» **Provided material**
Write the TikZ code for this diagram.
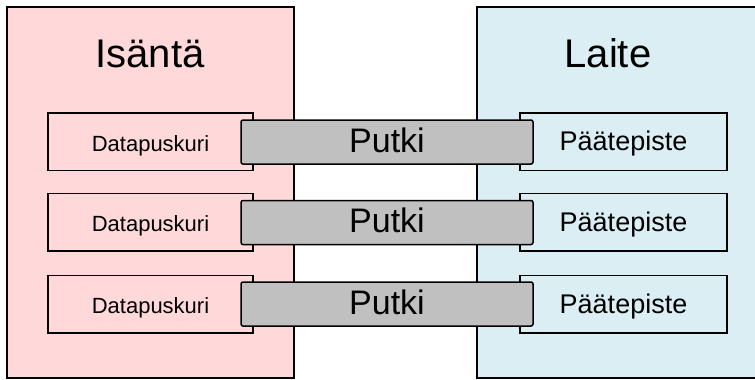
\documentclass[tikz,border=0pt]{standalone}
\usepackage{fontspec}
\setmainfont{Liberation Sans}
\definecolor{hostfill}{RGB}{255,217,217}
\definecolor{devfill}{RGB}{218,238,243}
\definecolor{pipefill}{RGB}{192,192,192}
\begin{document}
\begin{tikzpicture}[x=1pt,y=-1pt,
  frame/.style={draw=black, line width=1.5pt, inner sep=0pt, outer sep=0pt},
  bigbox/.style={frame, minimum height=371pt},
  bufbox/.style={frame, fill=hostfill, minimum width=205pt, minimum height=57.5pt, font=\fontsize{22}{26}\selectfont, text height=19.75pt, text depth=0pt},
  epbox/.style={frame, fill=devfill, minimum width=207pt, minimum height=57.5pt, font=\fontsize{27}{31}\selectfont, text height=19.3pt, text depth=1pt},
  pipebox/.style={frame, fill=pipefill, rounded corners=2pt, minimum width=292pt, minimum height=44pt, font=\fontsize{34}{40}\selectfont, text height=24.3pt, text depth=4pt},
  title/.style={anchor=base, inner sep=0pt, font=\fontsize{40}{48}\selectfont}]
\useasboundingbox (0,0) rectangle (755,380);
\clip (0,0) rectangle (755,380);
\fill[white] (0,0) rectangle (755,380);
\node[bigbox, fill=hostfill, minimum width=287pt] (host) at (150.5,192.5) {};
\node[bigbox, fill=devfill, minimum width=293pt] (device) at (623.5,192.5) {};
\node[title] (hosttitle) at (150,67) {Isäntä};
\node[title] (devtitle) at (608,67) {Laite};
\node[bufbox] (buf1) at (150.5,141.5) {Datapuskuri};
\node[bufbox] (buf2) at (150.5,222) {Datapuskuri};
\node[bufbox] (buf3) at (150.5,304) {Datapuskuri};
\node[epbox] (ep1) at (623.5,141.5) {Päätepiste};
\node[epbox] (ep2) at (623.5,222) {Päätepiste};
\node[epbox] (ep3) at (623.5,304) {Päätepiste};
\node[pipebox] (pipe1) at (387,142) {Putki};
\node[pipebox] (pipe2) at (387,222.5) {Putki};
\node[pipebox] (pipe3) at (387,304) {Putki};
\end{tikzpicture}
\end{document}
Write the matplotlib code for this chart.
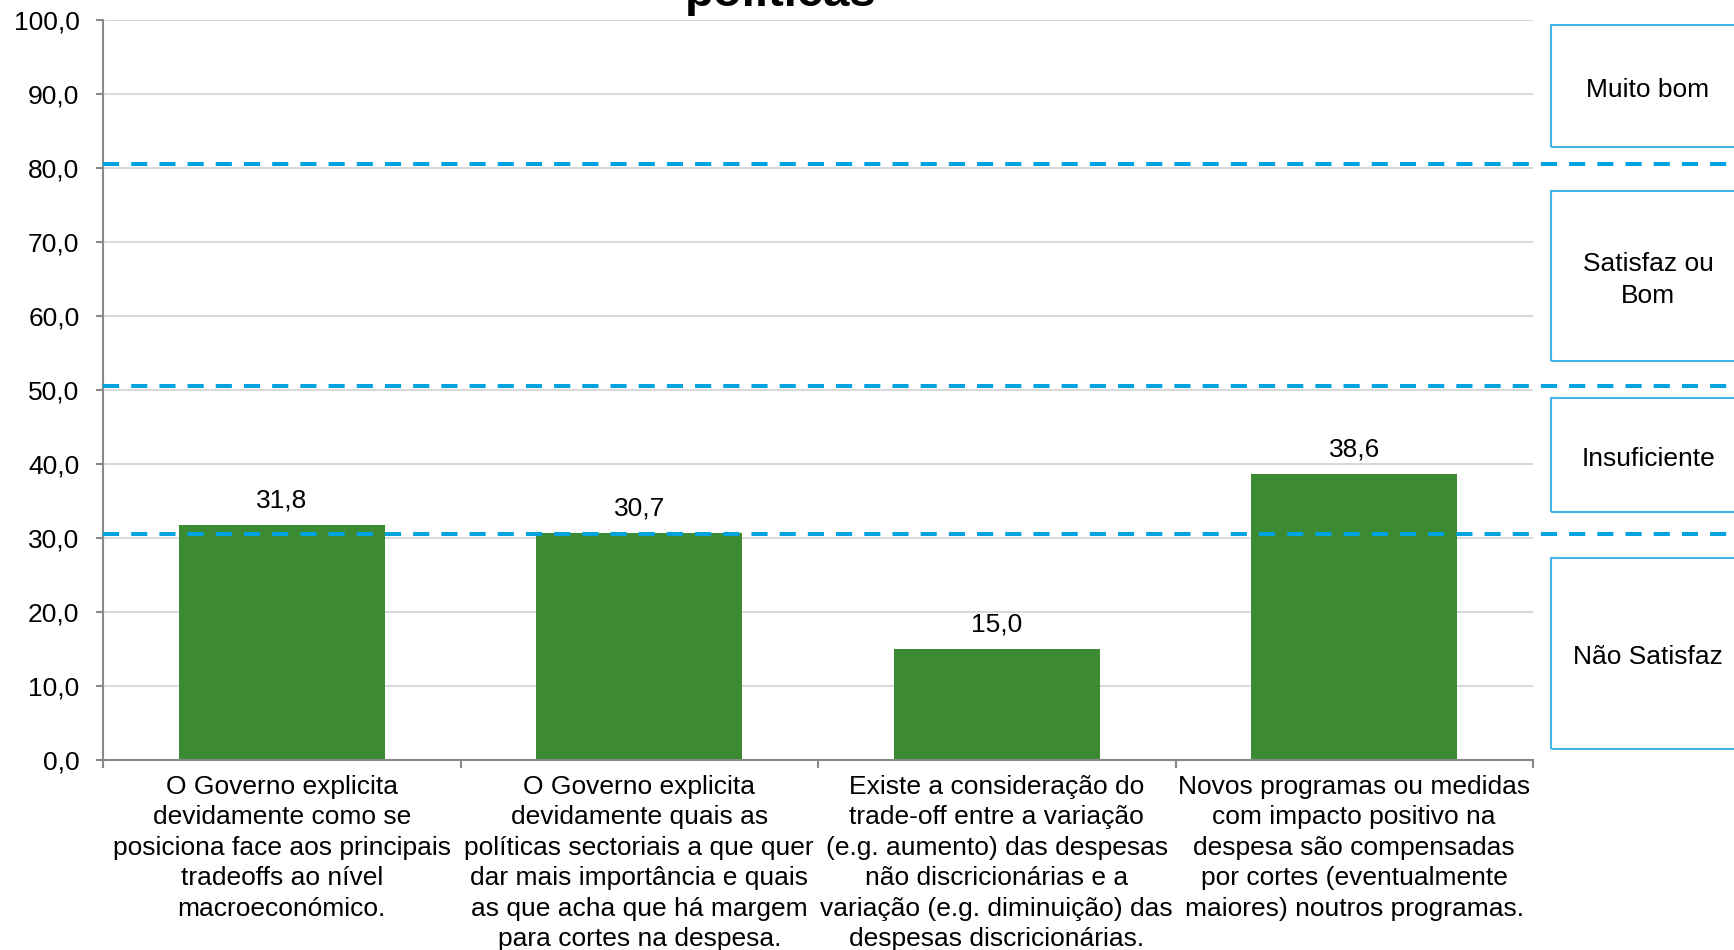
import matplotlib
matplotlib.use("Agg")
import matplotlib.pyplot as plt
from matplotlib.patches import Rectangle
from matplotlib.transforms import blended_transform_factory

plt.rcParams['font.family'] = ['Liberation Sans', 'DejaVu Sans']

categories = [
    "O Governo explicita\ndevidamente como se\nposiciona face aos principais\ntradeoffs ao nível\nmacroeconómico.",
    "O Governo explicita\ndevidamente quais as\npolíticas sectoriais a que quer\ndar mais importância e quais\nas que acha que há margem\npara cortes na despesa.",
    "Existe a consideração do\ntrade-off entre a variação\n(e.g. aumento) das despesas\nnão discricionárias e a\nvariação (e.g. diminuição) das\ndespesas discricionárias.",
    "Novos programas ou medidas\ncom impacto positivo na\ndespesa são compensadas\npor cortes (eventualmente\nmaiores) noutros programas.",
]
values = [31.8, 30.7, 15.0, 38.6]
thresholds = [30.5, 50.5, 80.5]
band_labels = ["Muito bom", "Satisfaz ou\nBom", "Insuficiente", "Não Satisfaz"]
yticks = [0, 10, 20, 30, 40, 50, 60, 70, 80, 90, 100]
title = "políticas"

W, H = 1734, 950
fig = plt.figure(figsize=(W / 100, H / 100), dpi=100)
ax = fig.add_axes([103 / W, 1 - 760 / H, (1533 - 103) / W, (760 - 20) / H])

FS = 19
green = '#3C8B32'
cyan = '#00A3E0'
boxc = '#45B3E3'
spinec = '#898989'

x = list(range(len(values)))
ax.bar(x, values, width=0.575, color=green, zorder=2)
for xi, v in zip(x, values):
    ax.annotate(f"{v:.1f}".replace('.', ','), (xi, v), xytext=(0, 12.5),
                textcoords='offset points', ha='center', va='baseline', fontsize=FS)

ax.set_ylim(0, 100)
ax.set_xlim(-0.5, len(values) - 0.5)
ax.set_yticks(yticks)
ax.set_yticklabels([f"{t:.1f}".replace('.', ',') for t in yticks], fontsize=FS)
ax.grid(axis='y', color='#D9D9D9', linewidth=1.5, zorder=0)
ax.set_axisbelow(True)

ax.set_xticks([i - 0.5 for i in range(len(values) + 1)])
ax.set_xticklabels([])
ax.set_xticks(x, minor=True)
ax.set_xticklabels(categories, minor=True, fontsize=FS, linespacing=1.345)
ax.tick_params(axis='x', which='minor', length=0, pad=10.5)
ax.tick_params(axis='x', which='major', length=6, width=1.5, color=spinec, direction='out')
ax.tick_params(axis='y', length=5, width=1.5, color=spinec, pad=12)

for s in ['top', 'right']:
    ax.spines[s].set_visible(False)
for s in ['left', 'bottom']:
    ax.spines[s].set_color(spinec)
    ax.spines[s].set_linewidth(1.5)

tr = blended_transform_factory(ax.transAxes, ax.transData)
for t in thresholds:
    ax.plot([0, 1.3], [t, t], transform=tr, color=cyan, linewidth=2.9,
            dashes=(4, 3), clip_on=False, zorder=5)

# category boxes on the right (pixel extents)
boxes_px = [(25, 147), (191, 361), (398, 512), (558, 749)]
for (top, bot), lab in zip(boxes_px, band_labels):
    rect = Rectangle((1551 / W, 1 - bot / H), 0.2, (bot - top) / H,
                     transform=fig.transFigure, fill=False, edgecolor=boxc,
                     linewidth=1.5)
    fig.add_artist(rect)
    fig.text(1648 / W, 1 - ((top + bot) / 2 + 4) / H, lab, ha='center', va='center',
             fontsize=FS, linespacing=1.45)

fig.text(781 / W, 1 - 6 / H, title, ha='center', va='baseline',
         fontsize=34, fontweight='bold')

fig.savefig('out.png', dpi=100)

» **What you are asked to do**
Repeat the listing verbatim. Skip the pictures.

» **Written response**
Write the TikZ code for this diagram.
\documentclass[tikz,border=0pt]{standalone}
\usepackage{fontspec}
\setmainfont{Liberation Sans}
\definecolor{hostfill}{RGB}{255,217,217}
\definecolor{devfill}{RGB}{218,238,243}
\definecolor{pipefill}{RGB}{192,192,192}
\begin{document}
\begin{tikzpicture}[x=1pt,y=-1pt,
  frame/.style={draw=black, line width=1.5pt, inner sep=0pt, outer sep=0pt},
  bigbox/.style={frame, minimum height=371pt},
  bufbox/.style={frame, fill=hostfill, minimum width=205pt, minimum height=57.5pt, font=\fontsize{22}{26}\selectfont, text height=19.75pt, text depth=0pt},
  epbox/.style={frame, fill=devfill, minimum width=207pt, minimum height=57.5pt, font=\fontsize{27}{31}\selectfont, text height=19.3pt, text depth=1pt},
  pipebox/.style={frame, fill=pipefill, rounded corners=2pt, minimum width=292pt, minimum height=44pt, font=\fontsize{34}{40}\selectfont, text height=24.3pt, text depth=4pt},
  title/.style={anchor=base, inner sep=0pt, font=\fontsize{40}{48}\selectfont}]
\useasboundingbox (0,0) rectangle (755,380);
\clip (0,0) rectangle (755,380);
\fill[white] (0,0) rectangle (755,380);
\node[bigbox, fill=hostfill, minimum width=287pt] (host) at (150.5,192.5) {};
\node[bigbox, fill=devfill, minimum width=293pt] (device) at (623.5,192.5) {};
\node[title] (hosttitle) at (150,67) {Isäntä};
\node[title] (devtitle) at (608,67) {Laite};
\node[bufbox] (buf1) at (150.5,141.5) {Datapuskuri};
\node[bufbox] (buf2) at (150.5,222) {Datapuskuri};
\node[bufbox] (buf3) at (150.5,304) {Datapuskuri};
\node[epbox] (ep1) at (623.5,141.5) {Päätepiste};
\node[epbox] (ep2) at (623.5,222) {Päätepiste};
\node[epbox] (ep3) at (623.5,304) {Päätepiste};
\node[pipebox] (pipe1) at (387,142) {Putki};
\node[pipebox] (pipe2) at (387,222.5) {Putki};
\node[pipebox] (pipe3) at (387,304) {Putki};
\end{tikzpicture}
\end{document}
Write the matplotlib code for this chart.
import matplotlib
matplotlib.use("Agg")
import matplotlib.pyplot as plt
from matplotlib.patches import Rectangle
from matplotlib.transforms import blended_transform_factory

plt.rcParams['font.family'] = ['Liberation Sans', 'DejaVu Sans']

categories = [
    "O Governo explicita\ndevidamente como se\nposiciona face aos principais\ntradeoffs ao nível\nmacroeconómico.",
    "O Governo explicita\ndevidamente quais as\npolíticas sectoriais a que quer\ndar mais importância e quais\nas que acha que há margem\npara cortes na despesa.",
    "Existe a consideração do\ntrade-off entre a variação\n(e.g. aumento) das despesas\nnão discricionárias e a\nvariação (e.g. diminuição) das\ndespesas discricionárias.",
    "Novos programas ou medidas\ncom impacto positivo na\ndespesa são compensadas\npor cortes (eventualmente\nmaiores) noutros programas.",
]
values = [31.8, 30.7, 15.0, 38.6]
thresholds = [30.5, 50.5, 80.5]
band_labels = ["Muito bom", "Satisfaz ou\nBom", "Insuficiente", "Não Satisfaz"]
yticks = [0, 10, 20, 30, 40, 50, 60, 70, 80, 90, 100]
title = "políticas"

W, H = 1734, 950
fig = plt.figure(figsize=(W / 100, H / 100), dpi=100)
ax = fig.add_axes([103 / W, 1 - 760 / H, (1533 - 103) / W, (760 - 20) / H])

FS = 19
green = '#3C8B32'
cyan = '#00A3E0'
boxc = '#45B3E3'
spinec = '#898989'

x = list(range(len(values)))
ax.bar(x, values, width=0.575, color=green, zorder=2)
for xi, v in zip(x, values):
    ax.annotate(f"{v:.1f}".replace('.', ','), (xi, v), xytext=(0, 12.5),
                textcoords='offset points', ha='center', va='baseline', fontsize=FS)

ax.set_ylim(0, 100)
ax.set_xlim(-0.5, len(values) - 0.5)
ax.set_yticks(yticks)
ax.set_yticklabels([f"{t:.1f}".replace('.', ',') for t in yticks], fontsize=FS)
ax.grid(axis='y', color='#D9D9D9', linewidth=1.5, zorder=0)
ax.set_axisbelow(True)

ax.set_xticks([i - 0.5 for i in range(len(values) + 1)])
ax.set_xticklabels([])
ax.set_xticks(x, minor=True)
ax.set_xticklabels(categories, minor=True, fontsize=FS, linespacing=1.345)
ax.tick_params(axis='x', which='minor', length=0, pad=10.5)
ax.tick_params(axis='x', which='major', length=6, width=1.5, color=spinec, direction='out')
ax.tick_params(axis='y', length=5, width=1.5, color=spinec, pad=12)

for s in ['top', 'right']:
    ax.spines[s].set_visible(False)
for s in ['left', 'bottom']:
    ax.spines[s].set_color(spinec)
    ax.spines[s].set_linewidth(1.5)

tr = blended_transform_factory(ax.transAxes, ax.transData)
for t in thresholds:
    ax.plot([0, 1.3], [t, t], transform=tr, color=cyan, linewidth=2.9,
            dashes=(4, 3), clip_on=False, zorder=5)

# category boxes on the right (pixel extents)
boxes_px = [(25, 147), (191, 361), (398, 512), (558, 749)]
for (top, bot), lab in zip(boxes_px, band_labels):
    rect = Rectangle((1551 / W, 1 - bot / H), 0.2, (bot - top) / H,
                     transform=fig.transFigure, fill=False, edgecolor=boxc,
                     linewidth=1.5)
    fig.add_artist(rect)
    fig.text(1648 / W, 1 - ((top + bot) / 2 + 4) / H, lab, ha='center', va='center',
             fontsize=FS, linespacing=1.45)

fig.text(781 / W, 1 - 6 / H, title, ha='center', va='baseline',
         fontsize=34, fontweight='bold')

fig.savefig('out.png', dpi=100)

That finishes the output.